Finance Minister Nirmala Sitharaman announced on Friday that domestic companies will soon be permitted to directly list their securities on overseas exchanges in certain jurisdictions, expanding capital-access opportunities for businesses in India, which is poised to surpass Germany and Japan and become the world's third-largest economy within the next few years.


The stage-gate procedure will begin with a listing on the International Financial Services Centre (IFSC) in Gandhinagar's Gift City. In the future, they will be allowed to list in seven or eight overseas jurisdictions. "In May of 2020, I stated that direct listing of Indian securities in foreign jurisdictions would be permitted. Now, I am delighted to announce that the government has decided to permit the direct listing of both listed and unlisted companies on IFSC exchanges," Sitharaman said.


Allowing more foreign investors to participate in India's development will also increase the value of domestic companies. “This is a major step forward and will also facilitate access to global capital and result in a better valuation for the Indian companies,” the minister said. Amisha Vora, Chairperson & MD, Prabhudas Lilladher, said: “Globally, and particularly in the US, some of the Indian businesses are getting much better valuation and wider investor base compared to India. Obviously, it is a large pool of opportunities.”


“Considering the fact that the Indian economy is on an upswing now, it will allow Indian companies to attract more growth capital. Also, the decision will have great potential to boost the Indian startup industry,” Vora said.
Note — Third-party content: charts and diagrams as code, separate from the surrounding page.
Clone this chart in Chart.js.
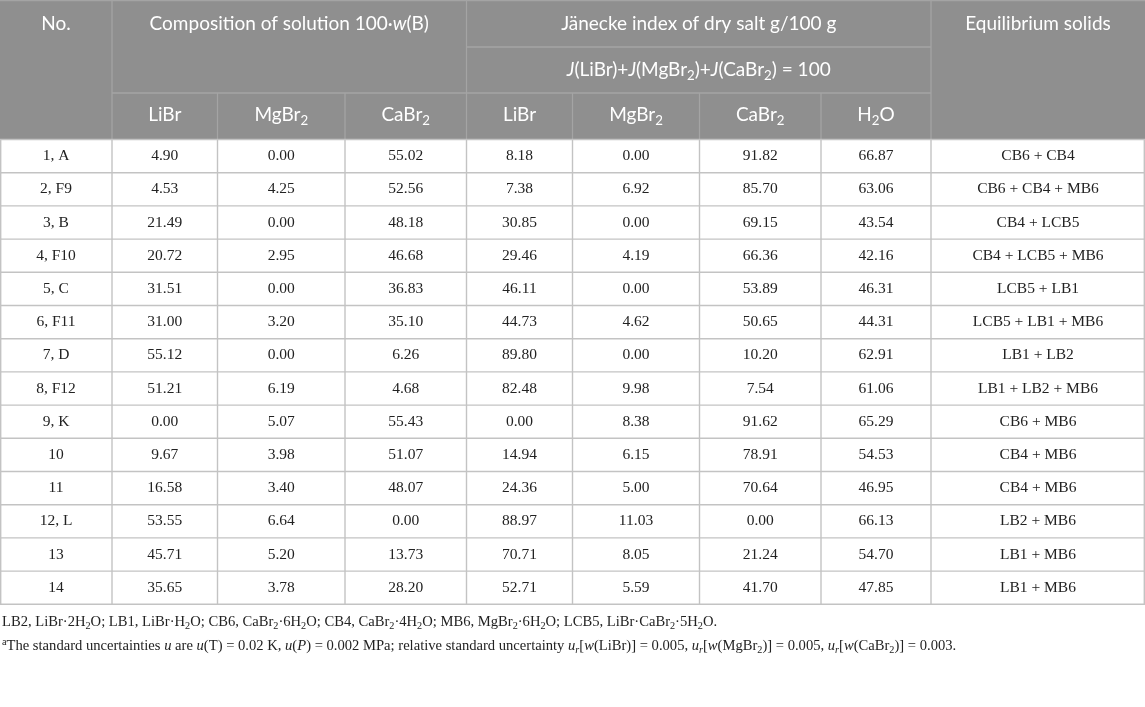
<!DOCTYPE html>
<html>
<head>
<meta charset="utf-8">
<script src="https://cdn.jsdelivr.net/npm/chart.js@4.4.1/dist/chart.umd.min.js"></script>
<style>
html,body{margin:0;padding:0;background:#fff;}
#wrap{width:1145px;height:707px;}
</style>
</head>
<body>
<div id="wrap"><canvas id="c" width="1145" height="707"></canvas></div>
<script>
// ---------------- DATA ----------------
const rowLabels = ["1, A","2, F9","3, B","4, F10","5, C","6, F11","7, D","8, F12","9, K","10","11","12, L","13","14"];
const compLiBr  = [4.90,4.53,21.49,20.72,31.51,31.00,55.12,51.21,0.00,9.67,16.58,53.55,45.71,35.65];
const compMgBr2 = [0.00,4.25,0.00,2.95,0.00,3.20,0.00,6.19,5.07,3.98,3.40,6.64,5.20,3.78];
const compCaBr2 = [55.02,52.56,48.18,46.68,36.83,35.10,6.26,4.68,55.43,51.07,48.07,0.00,13.73,28.20];
const janLiBr   = [8.18,7.38,30.85,29.46,46.11,44.73,89.80,82.48,0.00,14.94,24.36,88.97,70.71,52.71];
const janMgBr2  = [0.00,6.92,0.00,4.19,0.00,4.62,0.00,9.98,8.38,6.15,5.00,11.03,8.05,5.59];
const janCaBr2  = [91.82,85.70,69.15,66.36,53.89,50.65,10.20,7.54,91.62,78.91,70.64,0.00,21.24,41.70];
const janH2O    = [66.87,63.06,43.54,42.16,46.31,44.31,62.91,61.06,65.29,54.53,46.95,66.13,54.70,47.85];
const solids    = ["CB6 + CB4","CB6 + CB4 + MB6","CB4 + LCB5","CB4 + LCB5 + MB6","LCB5 + LB1","LCB5 + LB1 + MB6","LB1 + LB2","LB1 + LB2 + MB6","CB6 + MB6","CB4 + MB6","CB4 + MB6","LB2 + MB6","LB1 + MB6","LB1 + MB6"];

// header texts (markup: |italic|, ~subscript~, ^superscript^)
const headNo = "No.";
const headComp = "Composition of solution 100·|w|(B)";
const headJan = "Jänecke index of dry salt g/100 g";
const headSum = "|J|(LiBr)+|J|(MgBr~2~)+|J|(CaBr~2~) = 100";
const headSolids = "Equilibrium solids";
const subHeads = ["LiBr","MgBr~2~","CaBr~2~","LiBr","MgBr~2~","CaBr~2~","H~2~O"];
const footnotes = [
  "LB2, LiBr·2H~2~O; LB1, LiBr·H~2~O; CB6, CaBr~2~·6H~2~O; CB4, CaBr~2~·4H~2~O; MB6, MgBr~2~·6H~2~O; LCB5, LiBr·CaBr~2~·5H~2~O.",
  "^a^The standard uncertainties |u| are |u|(T) = 0.02 K, |u|(|P|) = 0.002 MPa; relative standard uncertainty |u|~|r|~[|w|(LiBr)] = 0.005, |u|~|r|~[|w|(MgBr~2~)] = 0.005, |u|~|r|~[|w|(CaBr~2~)] = 0.003."
];

// ---------------- LAYOUT ----------------
const colEdges = [0,112,217.5,345,466.5,572.5,699.5,821,931,1145];
const headRowEdges = [0,47,93,139.5];
const dataTop = 139.5, rowH = 33.2;
const footY = [622.5, 646.5];
const HEAD_BG = "#8f8f8f", HEAD_LINE = "#a4a4a4", GRID = "#c3c3c3";
const SANS = "Lato, 'Open Sans', sans-serif";
const SERIF = "'Liberation Serif', 'DejaVu Serif', serif";
const HEAD_SIZE = 19, DATA_SIZE = 15.5, FOOT_SIZE = 14.6;

const numericCols = [compLiBr, compMgBr2, compCaBr2, janLiBr, janMgBr2, janCaBr2, janH2O];

function colCenter(i){ return (colEdges[i]+colEdges[i+1])/2; }
function rowCenter(r){ return dataTop + rowH*(r+0.5); }

const datasets = [];
datasets.push({label:"No.", data: rowLabels.map((t,r)=>({x:colCenter(0), y:rowCenter(r), t:t}))});
numericCols.forEach((arr,ci)=>{
  datasets.push({label:"c"+ci, data: arr.map((v,r)=>({x:colCenter(ci+1), y:rowCenter(r), t:v.toFixed(2)}))});
});
datasets.push({label:"solids", data: solids.map((t,r)=>({x:colCenter(8), y:rowCenter(r), t:t}))});
datasets.forEach(d=>{ d.pointRadius=0; d.pointHoverRadius=0; d.showLine=false; });

function parseRich(str){
  const segs=[]; let it=false, sub=false, sup=false, buf="";
  const push=()=>{ if(buf){segs.push({t:buf,it,sub,sup}); buf="";} };
  for(const ch of str){
    if(ch==='|'){push(); it=!it;}
    else if(ch==='~'){push(); sub=!sub;}
    else if(ch==='^'){push(); sup=!sup;}
    else buf+=ch;
  }
  push(); return segs;
}
function drawRich(ctx, str, x, y, size, family, color, align){
  const segs=parseRich(str);
  let total=0;
  segs.forEach(s=>{
    const sz=(s.sub||s.sup)?size*0.7:size;
    s.font=(s.it?"italic ":"")+sz+"px "+family;
    ctx.font=s.font; s.w=ctx.measureText(s.t).width; total+=s.w;
    s.dy = s.sub? size*0.28 : (s.sup? -size*0.32 : 0);
  });
  let cx = align==="center"? x-total/2 : x;
  ctx.fillStyle=color; ctx.textBaseline="middle"; ctx.textAlign="left";
  segs.forEach(s=>{ ctx.font=s.font; ctx.fillText(s.t,cx,y+s.dy); cx+=s.w; });
}

const tablePlugin = {
  id:"tablePlugin",
  beforeDatasetsDraw(chart){
    const ctx=chart.ctx, xs=chart.scales.x, ys=chart.scales.y;
    const X=v=>xs.getPixelForValue(v), Y=v=>ys.getPixelForValue(v);
    ctx.save();
    ctx.fillStyle=HEAD_BG;
    ctx.fillRect(X(colEdges[0]),Y(0),X(colEdges[9])-X(colEdges[0]),Y(headRowEdges[3])-Y(0));
    ctx.strokeStyle=HEAD_LINE; ctx.lineWidth=1.3;
    const line=(x1,y1,x2,y2)=>{ctx.beginPath();ctx.moveTo(X(x1),Y(y1));ctx.lineTo(X(x2),Y(y2));ctx.stroke();};
    [1,4,8].forEach(i=>line(colEdges[i],0,colEdges[i],headRowEdges[3]));
    [2,3,5,6,7].forEach(i=>line(colEdges[i],headRowEdges[2],colEdges[i],headRowEdges[3]));
    line(colEdges[4],headRowEdges[1],colEdges[8],headRowEdges[1]);
    line(colEdges[1],headRowEdges[2],colEdges[8],headRowEdges[2]);
    line(colEdges[0],0.6,colEdges[9],0.6);
    ctx.strokeStyle=GRID; ctx.lineWidth=1.4;
    const bottom=dataTop+rowH*rowLabels.length;
    for(let r=0;r<=rowLabels.length;r++) line(colEdges[0],dataTop+rowH*r,colEdges[9],dataTop+rowH*r);
    colEdges.forEach((e,i)=>{ const xe = i===0?0.7:(i===colEdges.length-1?e-0.7:e); line(xe,dataTop,xe,bottom); });
    const hc=(a,b)=>(X(colEdges[a])+X(colEdges[b]))/2;
    const hy=i=>(Y(headRowEdges[i])+Y(headRowEdges[i+1]))/2;
    drawRich(ctx,headNo,hc(0,1),hy(0),HEAD_SIZE,SANS,"#fff","center");
    drawRich(ctx,headComp,hc(1,4),hy(0),HEAD_SIZE,SANS,"#fff","center");
    drawRich(ctx,headJan,hc(4,8),hy(0),HEAD_SIZE,SANS,"#fff","center");
    drawRich(ctx,headSolids,hc(8,9),hy(0),HEAD_SIZE,SANS,"#fff","center");
    drawRich(ctx,headSum,hc(4,8),hy(1),HEAD_SIZE,SANS,"#fff","center");
    subHeads.forEach((t,i)=>drawRich(ctx,t,hc(i+1,i+2),hy(2)-1,HEAD_SIZE,SANS,"#fff","center"));
    footnotes.forEach((t,i)=>drawRich(ctx,t,X(2),Y(footY[i]),FOOT_SIZE,SERIF,"#222","left"));
    ctx.restore();
  },
  afterDatasetsDraw(chart){
    const ctx=chart.ctx;
    ctx.save();
    chart.data.datasets.forEach((ds,di)=>{
      const meta=chart.getDatasetMeta(di);
      meta.data.forEach((pt,i)=>{
        drawRich(ctx,ds.data[i].t,pt.x,pt.y,DATA_SIZE,SERIF,"#222","center");
      });
    });
    ctx.restore();
  }
};

new Chart(document.getElementById("c"),{
  type:"scatter",
  data:{datasets},
  options:{
    responsive:false, animation:false, devicePixelRatio:1,
    layout:{padding:0},
    plugins:{legend:{display:false},tooltip:{enabled:false}},
    events:[],
    scales:{
      x:{type:"linear",min:0,max:1145,display:false},
      y:{type:"linear",min:0,max:707,reverse:true,display:false}
    }
  },
  plugins:[tablePlugin]
});
</script>
</body>
</html>
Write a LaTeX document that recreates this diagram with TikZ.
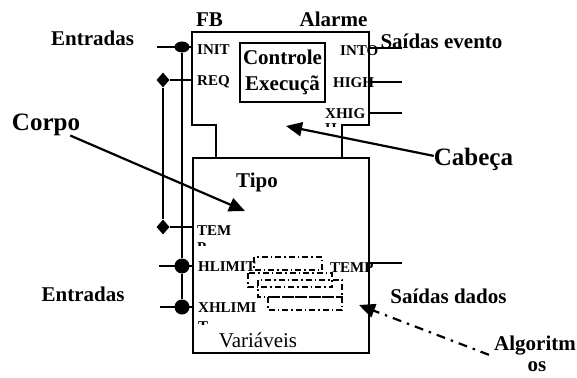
\documentclass[tikz,border=0pt]{standalone}
\usepackage{fontspec}
\setmainfont{Liberation Serif}
\usetikzlibrary{shapes.geometric,arrows.meta,positioning,calc}
\begin{document}
\begin{tikzpicture}[x=1pt,y=-1pt,
        caixa/.style={draw,line width=1.5pt},
        rot/.style={font=\fontsize{21}{21}\selectfont\bfseries,inner sep=0pt,anchor=base},
        tit/.style={font=\fontsize{25}{25}\selectfont\bfseries,inner sep=0pt,anchor=base},
        porta/.style={font=\fontsize{15}{15}\selectfont\bfseries,inner sep=0pt,anchor=base west},
        fio/.style={line width=1.5pt},
        barra/.style={line width=2.4pt},
        seta/.style={line width=2.2pt,-{Triangle[length=16pt,width=14pt]}},
        traco/.style={line width=1.1pt,dash pattern=on 6pt off 3pt on 1.5pt off 3pt},
        tracoseta/.style={line width=2.2pt,dash pattern=on 9pt off 6pt on 2.5pt off 6pt},
        evt/.style={ellipse,fill,inner sep=0pt,minimum width=15pt,minimum height=11pt},
        dado/.style={circle,fill,inner sep=0pt,minimum size=15pt},
        junc/.style={diamond,fill,inner sep=0pt,minimum width=13pt,minimum height=15pt}]
        \useasboundingbox (0,0) rectangle (577,377);
        \draw[caixa] (216,158) -- (216,125) -- (192,125) -- (192,32) -- (369,32)
          -- (369,125) -- (342,125) -- (342,158);
        \node[caixa,minimum width=176pt,minimum height=195pt,inner sep=0pt] (corpo) at (281,255.5) {};
        \node[caixa,minimum width=85pt,minimum height=59pt,inner sep=0pt,align=center,
              font=\fontsize{21}{26}\selectfont\bfseries] (ctrl) at (282.5,72.5) {Controle\\Execuçã};
        \coordinate (cabW) at (192,0);
        % rotulos
        \node[rot] (fb)     at (209.5,27) {FB};
        \node[rot] (alarme) at (333.5,27) {Alarme};
        \node[rot] (entEv)  at (92.5,46)  {Entradas};
        \node[rot] (saiEv)  at (441.5,49) {Saídas evento};
        \node[rot] (entDd)  at (83,301)   {Entradas};
        \node[rot] (saiDd)  at (448.5,303) {Saídas dados};
        \node[rot] (tipo)   at (257,187)  {Tipo};
        \node[rot,font=\fontsize{21}{21}\selectfont] (vars) at (258,347) {Variáveis};
        \node[rot] (alg)    at (535,350)  {Algoritm};
        \node[rot] (alg2)   at (537,371)  {os};
        \node[tit] (corpoTxt) at (46,130)  {Corpo};
        \node[tit] (cabTxt)   at (473.5,165) {Cabeça};
        % portas
        \node[porta] (init)  at (197,55)  {INIT};
        \node[porta] (req)   at (197,85)  {REQ};
        \node[porta] (tem)   at (197,235) {TEM};
        \node[porta] (hlim)  at (198,271) {HLIMIT};
        \node[porta] (xhlim) at (198,312) {XHLIMI};
        \node[porta] (into)  at (340,56)  {INTO};
        \node[porta] (high)  at (333,88)  {HIGH};
        \node[porta] (xhig)  at (325,118) {XHIG};
        \node[porta] (temp)  at (330,272) {TEMP};
        \foreach \px/\py/\lim/\ltr in {197/252/245.5/P,325/133/126/H,198/331/324/T}{
          \begin{scope}
            \clip (\px-2,\lim-8) rectangle (\px+20,\lim);
            \node[porta] (resto\ltr) at (\px,\py) {\ltr};
          \end{scope}}
        % ligacoes de entrada
        \node[evt]  (evInit) at (182,47)  {};
        \node[junc] (jReq)   at (163,80)  {};
        \node[junc] (jTem)   at (163,227) {};
        \node[dado] (dHl)    at (182,266) {};
        \node[dado] (dXhl)   at (182,307) {};
        \coordinate (inInit) at (157,47);
        \coordinate (inHl)   at (159,266);
        \coordinate (inXhl)  at (160,307);
        \draw[barra] (evInit) -- (dHl) -- (dXhl);
        \draw[barra] (jReq) -- (jTem);
        \draw[fio] (inInit) -- (evInit -| cabW);
        \draw[fio] (jReq) -- (jReq -| cabW);
        \draw[fio] (jTem) -- (jTem -| corpo.west);
        \draw[fio] (inHl) -- (dHl -| corpo.west);
        \draw[fio] (inXhl) -- (dXhl -| corpo.west);
        % saidas
        \coordinate (oInt)  at (402,48);
        \coordinate (oHigh) at (402,82);
        \coordinate (oXhig) at (402,113);
        \coordinate (oTemp) at (402,263);
        \foreach \o in {oInt,oHigh,oXhig,oTemp}
          \draw[fio] (\o -| corpo.east) -- (\o);
        % algoritmos
        \foreach \a/\b/\c/\d in {254/257/322/270,248/273/332/287,258/280/342/297,268/297/342/310}
          \draw[traco] (\a,\b) rectangle (\c,\d);
        % setas
        \coordinate (alvoCorpo) at (245,211);
        \coordinate (alvoCab)   at (286,126);
        \coordinate (alvoAlg)   at (359,305);
        \draw[seta] ([xshift=-10pt]corpoTxt.south east) -- (alvoCorpo);
        \draw[seta] ([yshift=3pt]cabTxt.west) -- (alvoCab);
        \draw[seta,tracoseta] ([xshift=-5pt]alg.south west) -- (alvoAlg);
\end{tikzpicture}
\end{document}
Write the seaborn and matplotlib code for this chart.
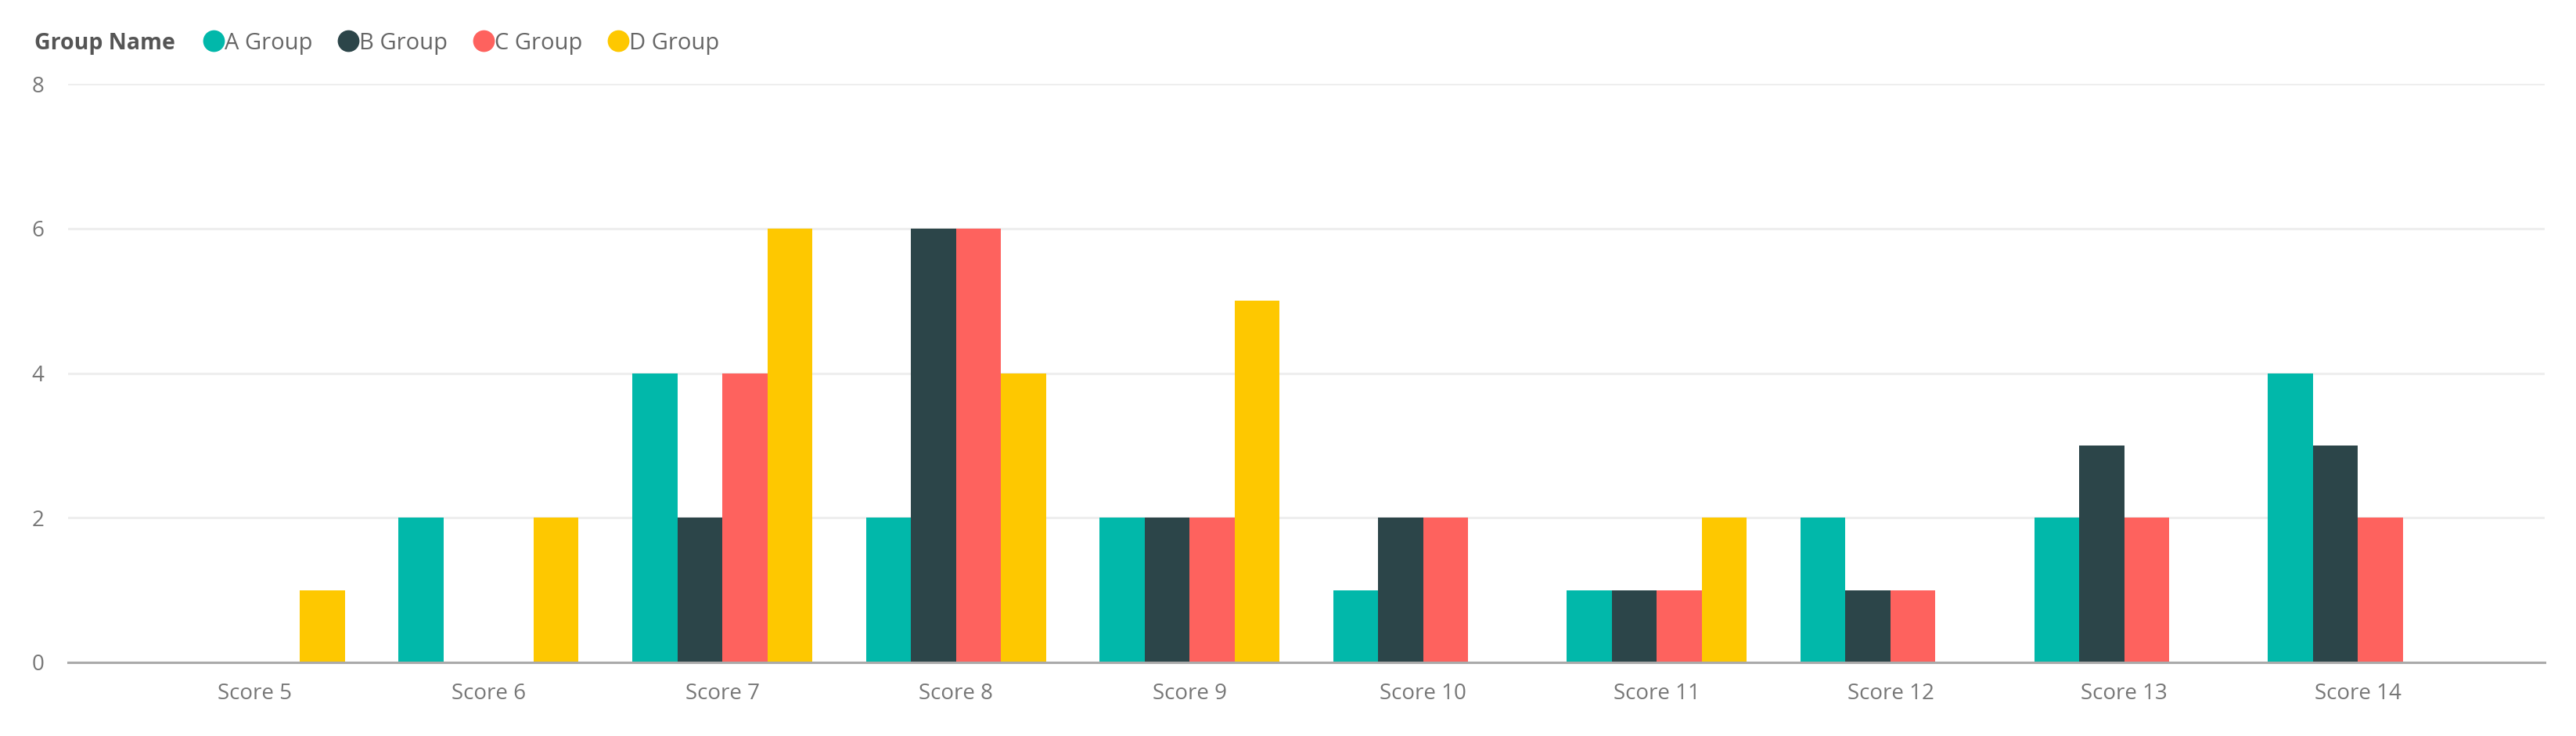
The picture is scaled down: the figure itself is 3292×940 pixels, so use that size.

Currently, Indian companies cannot list their equity shares directly on foreign stock exchanges without first listing in Mumbai. Similarly, foreign corporations cannot list their equity shares directly on Indian stock exchanges.


Foreign equity capital markets are only accessible to companies through American Depository Receipts (ADRs) and Global Depository Receipts (GDRs).


In a few weeks, a senior finance ministry official will announce the regulations for direct overseas listing.


"It's an alternative route that the government wants to offer domestic firms," a finance ministry official explained.


Currently, Indian corporations are permitted to directly list their debt securities on foreign stock exchanges via rupee-denominated masala bonds and foreign currency convertible bonds (FCCB).


Only through Indian Depository Receipts (IDRs) can foreign firms gain access to India's capital markets.


In 2018, a panel of the Securities and Exchange Board of India (Sebi) recommended that only those jurisdictions with a treaty obligation to disclose information in the event of an investigation should be permitted to list Indian companies. It had proposed ten foreign jurisdictions with robust anti-money laundering regulations. These included the United States and the United Kingdom, Japan, South Korea, and Hong Kong.


Sitharaman made the announcement about direct overseas listing for Indian entities while speaking at an event in Mumbai organised by the capital-markets regulator to inaugurate the AMC repo clearing and a corporate debt market development fund (CDMDF).


Through an asset purchase mechanism, the CDMDF will serve as a standby entity and provide stability to the corporate bond market during periods of market stress.


With a guarantee of Rs 30,000 crore from the National Credit Guarantee Trust Company and over Rs 3,000 crore from the mutual fund industry, the CDMDF will have recourse to capital of over Rs 33,000 crore to assist in negotiating a stress event.


Bond market milestones include the establishment of the Limited Purpose clearance Corporation (LPCC) and the AMC Repo Clearing Limited (ARCL) for clearance and settlement of corporate bond repo transactions.


The LPCC will concentrate on establishing a market for short-term borrowings against corporate bonds, allowing market makers to access cost-effective funding using their inventory and investors in corporate bonds to meet their short-term liquidity requirements without selling their assets.


This is anticipated to broaden the investor pool and increase the capital available to corporate bond issuers.